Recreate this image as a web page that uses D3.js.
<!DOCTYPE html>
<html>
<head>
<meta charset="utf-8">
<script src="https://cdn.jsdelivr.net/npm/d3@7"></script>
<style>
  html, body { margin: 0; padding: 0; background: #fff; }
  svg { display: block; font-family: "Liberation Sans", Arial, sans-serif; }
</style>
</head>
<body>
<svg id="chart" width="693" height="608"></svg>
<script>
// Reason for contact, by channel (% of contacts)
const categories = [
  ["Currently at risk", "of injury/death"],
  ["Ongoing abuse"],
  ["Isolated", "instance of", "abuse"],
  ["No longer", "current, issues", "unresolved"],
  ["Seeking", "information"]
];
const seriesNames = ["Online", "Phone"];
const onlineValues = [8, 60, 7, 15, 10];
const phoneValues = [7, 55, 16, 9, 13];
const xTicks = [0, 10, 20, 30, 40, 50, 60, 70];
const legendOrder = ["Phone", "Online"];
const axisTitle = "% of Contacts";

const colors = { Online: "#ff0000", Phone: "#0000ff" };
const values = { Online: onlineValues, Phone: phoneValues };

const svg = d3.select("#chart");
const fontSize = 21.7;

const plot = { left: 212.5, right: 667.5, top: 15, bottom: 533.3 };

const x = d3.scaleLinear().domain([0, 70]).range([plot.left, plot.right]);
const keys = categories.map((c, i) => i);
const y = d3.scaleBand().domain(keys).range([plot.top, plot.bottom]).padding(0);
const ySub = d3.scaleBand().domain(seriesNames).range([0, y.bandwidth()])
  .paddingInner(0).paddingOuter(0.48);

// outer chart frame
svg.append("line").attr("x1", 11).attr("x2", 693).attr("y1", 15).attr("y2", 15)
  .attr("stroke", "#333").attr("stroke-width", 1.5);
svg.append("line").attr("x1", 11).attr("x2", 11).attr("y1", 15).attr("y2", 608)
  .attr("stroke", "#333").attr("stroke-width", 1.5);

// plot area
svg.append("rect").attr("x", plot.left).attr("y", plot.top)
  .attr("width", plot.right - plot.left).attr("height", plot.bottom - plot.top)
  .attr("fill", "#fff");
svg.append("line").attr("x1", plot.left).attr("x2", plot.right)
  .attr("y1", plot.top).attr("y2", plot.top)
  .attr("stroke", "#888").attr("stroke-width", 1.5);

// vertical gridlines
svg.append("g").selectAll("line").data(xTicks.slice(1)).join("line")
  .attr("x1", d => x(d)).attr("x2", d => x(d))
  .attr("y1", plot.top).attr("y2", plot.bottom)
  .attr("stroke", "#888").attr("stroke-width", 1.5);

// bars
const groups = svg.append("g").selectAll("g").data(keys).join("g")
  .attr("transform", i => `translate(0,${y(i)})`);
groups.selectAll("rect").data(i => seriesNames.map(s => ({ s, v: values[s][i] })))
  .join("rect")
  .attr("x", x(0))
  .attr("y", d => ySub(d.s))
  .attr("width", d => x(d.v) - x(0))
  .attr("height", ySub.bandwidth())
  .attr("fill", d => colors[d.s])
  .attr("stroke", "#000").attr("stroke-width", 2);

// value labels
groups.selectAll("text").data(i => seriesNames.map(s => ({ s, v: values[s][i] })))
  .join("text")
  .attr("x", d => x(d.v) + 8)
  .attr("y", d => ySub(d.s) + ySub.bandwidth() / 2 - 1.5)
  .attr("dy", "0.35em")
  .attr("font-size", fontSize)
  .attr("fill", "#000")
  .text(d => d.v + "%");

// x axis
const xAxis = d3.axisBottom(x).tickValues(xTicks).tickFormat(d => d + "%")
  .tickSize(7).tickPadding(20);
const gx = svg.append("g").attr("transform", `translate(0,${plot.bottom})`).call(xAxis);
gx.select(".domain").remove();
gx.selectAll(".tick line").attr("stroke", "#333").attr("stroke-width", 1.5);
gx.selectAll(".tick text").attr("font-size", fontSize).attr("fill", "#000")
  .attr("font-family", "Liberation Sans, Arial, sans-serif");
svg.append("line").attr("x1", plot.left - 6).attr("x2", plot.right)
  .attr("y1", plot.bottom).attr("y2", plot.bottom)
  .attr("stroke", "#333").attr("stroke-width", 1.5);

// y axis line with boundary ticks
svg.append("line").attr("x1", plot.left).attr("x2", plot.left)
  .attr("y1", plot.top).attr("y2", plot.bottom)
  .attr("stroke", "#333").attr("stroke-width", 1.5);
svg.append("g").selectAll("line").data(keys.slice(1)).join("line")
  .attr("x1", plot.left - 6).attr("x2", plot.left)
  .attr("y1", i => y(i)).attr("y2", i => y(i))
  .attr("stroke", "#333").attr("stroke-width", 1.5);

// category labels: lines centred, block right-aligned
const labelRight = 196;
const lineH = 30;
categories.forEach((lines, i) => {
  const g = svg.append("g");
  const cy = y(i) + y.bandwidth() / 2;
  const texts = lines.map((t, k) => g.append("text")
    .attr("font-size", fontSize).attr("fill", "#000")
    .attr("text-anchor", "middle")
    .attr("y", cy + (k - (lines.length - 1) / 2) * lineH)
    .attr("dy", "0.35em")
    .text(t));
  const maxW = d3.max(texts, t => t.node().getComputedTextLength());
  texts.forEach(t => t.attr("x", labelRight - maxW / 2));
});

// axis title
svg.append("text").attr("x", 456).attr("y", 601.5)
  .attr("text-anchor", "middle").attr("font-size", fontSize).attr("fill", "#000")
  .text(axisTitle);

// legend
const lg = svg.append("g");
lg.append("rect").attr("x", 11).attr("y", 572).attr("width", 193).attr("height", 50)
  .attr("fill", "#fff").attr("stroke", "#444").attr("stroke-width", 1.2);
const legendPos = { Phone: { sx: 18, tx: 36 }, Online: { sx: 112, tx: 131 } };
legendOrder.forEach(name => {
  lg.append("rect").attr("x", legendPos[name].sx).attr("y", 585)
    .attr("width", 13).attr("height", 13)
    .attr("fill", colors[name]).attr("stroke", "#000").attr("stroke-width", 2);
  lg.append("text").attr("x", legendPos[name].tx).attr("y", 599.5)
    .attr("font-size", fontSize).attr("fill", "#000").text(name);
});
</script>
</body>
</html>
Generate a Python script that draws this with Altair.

=====

● **SET PROBLEM**:
Write out all the data again, exactly as it appears.

● **ANSWER BELOW**:
Recreate this image as a web page that uses D3.js.
<!DOCTYPE html>
<html>
<head>
<meta charset="utf-8">
<script src="https://cdn.jsdelivr.net/npm/d3@7"></script>
<style>
  html, body { margin: 0; padding: 0; background: #fff; }
  svg { display: block; font-family: "Liberation Sans", Arial, sans-serif; }
</style>
</head>
<body>
<svg id="chart" width="693" height="608"></svg>
<script>
// Reason for contact, by channel (% of contacts)
const categories = [
  ["Currently at risk", "of injury/death"],
  ["Ongoing abuse"],
  ["Isolated", "instance of", "abuse"],
  ["No longer", "current, issues", "unresolved"],
  ["Seeking", "information"]
];
const seriesNames = ["Online", "Phone"];
const onlineValues = [8, 60, 7, 15, 10];
const phoneValues = [7, 55, 16, 9, 13];
const xTicks = [0, 10, 20, 30, 40, 50, 60, 70];
const legendOrder = ["Phone", "Online"];
const axisTitle = "% of Contacts";

const colors = { Online: "#ff0000", Phone: "#0000ff" };
const values = { Online: onlineValues, Phone: phoneValues };

const svg = d3.select("#chart");
const fontSize = 21.7;

const plot = { left: 212.5, right: 667.5, top: 15, bottom: 533.3 };

const x = d3.scaleLinear().domain([0, 70]).range([plot.left, plot.right]);
const keys = categories.map((c, i) => i);
const y = d3.scaleBand().domain(keys).range([plot.top, plot.bottom]).padding(0);
const ySub = d3.scaleBand().domain(seriesNames).range([0, y.bandwidth()])
  .paddingInner(0).paddingOuter(0.48);

// outer chart frame
svg.append("line").attr("x1", 11).attr("x2", 693).attr("y1", 15).attr("y2", 15)
  .attr("stroke", "#333").attr("stroke-width", 1.5);
svg.append("line").attr("x1", 11).attr("x2", 11).attr("y1", 15).attr("y2", 608)
  .attr("stroke", "#333").attr("stroke-width", 1.5);

// plot area
svg.append("rect").attr("x", plot.left).attr("y", plot.top)
  .attr("width", plot.right - plot.left).attr("height", plot.bottom - plot.top)
  .attr("fill", "#fff");
svg.append("line").attr("x1", plot.left).attr("x2", plot.right)
  .attr("y1", plot.top).attr("y2", plot.top)
  .attr("stroke", "#888").attr("stroke-width", 1.5);

// vertical gridlines
svg.append("g").selectAll("line").data(xTicks.slice(1)).join("line")
  .attr("x1", d => x(d)).attr("x2", d => x(d))
  .attr("y1", plot.top).attr("y2", plot.bottom)
  .attr("stroke", "#888").attr("stroke-width", 1.5);

// bars
const groups = svg.append("g").selectAll("g").data(keys).join("g")
  .attr("transform", i => `translate(0,${y(i)})`);
groups.selectAll("rect").data(i => seriesNames.map(s => ({ s, v: values[s][i] })))
  .join("rect")
  .attr("x", x(0))
  .attr("y", d => ySub(d.s))
  .attr("width", d => x(d.v) - x(0))
  .attr("height", ySub.bandwidth())
  .attr("fill", d => colors[d.s])
  .attr("stroke", "#000").attr("stroke-width", 2);

// value labels
groups.selectAll("text").data(i => seriesNames.map(s => ({ s, v: values[s][i] })))
  .join("text")
  .attr("x", d => x(d.v) + 8)
  .attr("y", d => ySub(d.s) + ySub.bandwidth() / 2 - 1.5)
  .attr("dy", "0.35em")
  .attr("font-size", fontSize)
  .attr("fill", "#000")
  .text(d => d.v + "%");

// x axis
const xAxis = d3.axisBottom(x).tickValues(xTicks).tickFormat(d => d + "%")
  .tickSize(7).tickPadding(20);
const gx = svg.append("g").attr("transform", `translate(0,${plot.bottom})`).call(xAxis);
gx.select(".domain").remove();
gx.selectAll(".tick line").attr("stroke", "#333").attr("stroke-width", 1.5);
gx.selectAll(".tick text").attr("font-size", fontSize).attr("fill", "#000")
  .attr("font-family", "Liberation Sans, Arial, sans-serif");
svg.append("line").attr("x1", plot.left - 6).attr("x2", plot.right)
  .attr("y1", plot.bottom).attr("y2", plot.bottom)
  .attr("stroke", "#333").attr("stroke-width", 1.5);

// y axis line with boundary ticks
svg.append("line").attr("x1", plot.left).attr("x2", plot.left)
  .attr("y1", plot.top).attr("y2", plot.bottom)
  .attr("stroke", "#333").attr("stroke-width", 1.5);
svg.append("g").selectAll("line").data(keys.slice(1)).join("line")
  .attr("x1", plot.left - 6).attr("x2", plot.left)
  .attr("y1", i => y(i)).attr("y2", i => y(i))
  .attr("stroke", "#333").attr("stroke-width", 1.5);

// category labels: lines centred, block right-aligned
const labelRight = 196;
const lineH = 30;
categories.forEach((lines, i) => {
  const g = svg.append("g");
  const cy = y(i) + y.bandwidth() / 2;
  const texts = lines.map((t, k) => g.append("text")
    .attr("font-size", fontSize).attr("fill", "#000")
    .attr("text-anchor", "middle")
    .attr("y", cy + (k - (lines.length - 1) / 2) * lineH)
    .attr("dy", "0.35em")
    .text(t));
  const maxW = d3.max(texts, t => t.node().getComputedTextLength());
  texts.forEach(t => t.attr("x", labelRight - maxW / 2));
});

// axis title
svg.append("text").attr("x", 456).attr("y", 601.5)
  .attr("text-anchor", "middle").attr("font-size", fontSize).attr("fill", "#000")
  .text(axisTitle);

// legend
const lg = svg.append("g");
lg.append("rect").attr("x", 11).attr("y", 572).attr("width", 193).attr("height", 50)
  .attr("fill", "#fff").attr("stroke", "#444").attr("stroke-width", 1.2);
const legendPos = { Phone: { sx: 18, tx: 36 }, Online: { sx: 112, tx: 131 } };
legendOrder.forEach(name => {
  lg.append("rect").attr("x", legendPos[name].sx).attr("y", 585)
    .attr("width", 13).attr("height", 13)
    .attr("fill", colors[name]).attr("stroke", "#000").attr("stroke-width", 2);
  lg.append("text").attr("x", legendPos[name].tx).attr("y", 599.5)
    .attr("font-size", fontSize).attr("fill", "#000").text(name);
});
</script>
</body>
</html>
Generate a Python script that draws this with Altair.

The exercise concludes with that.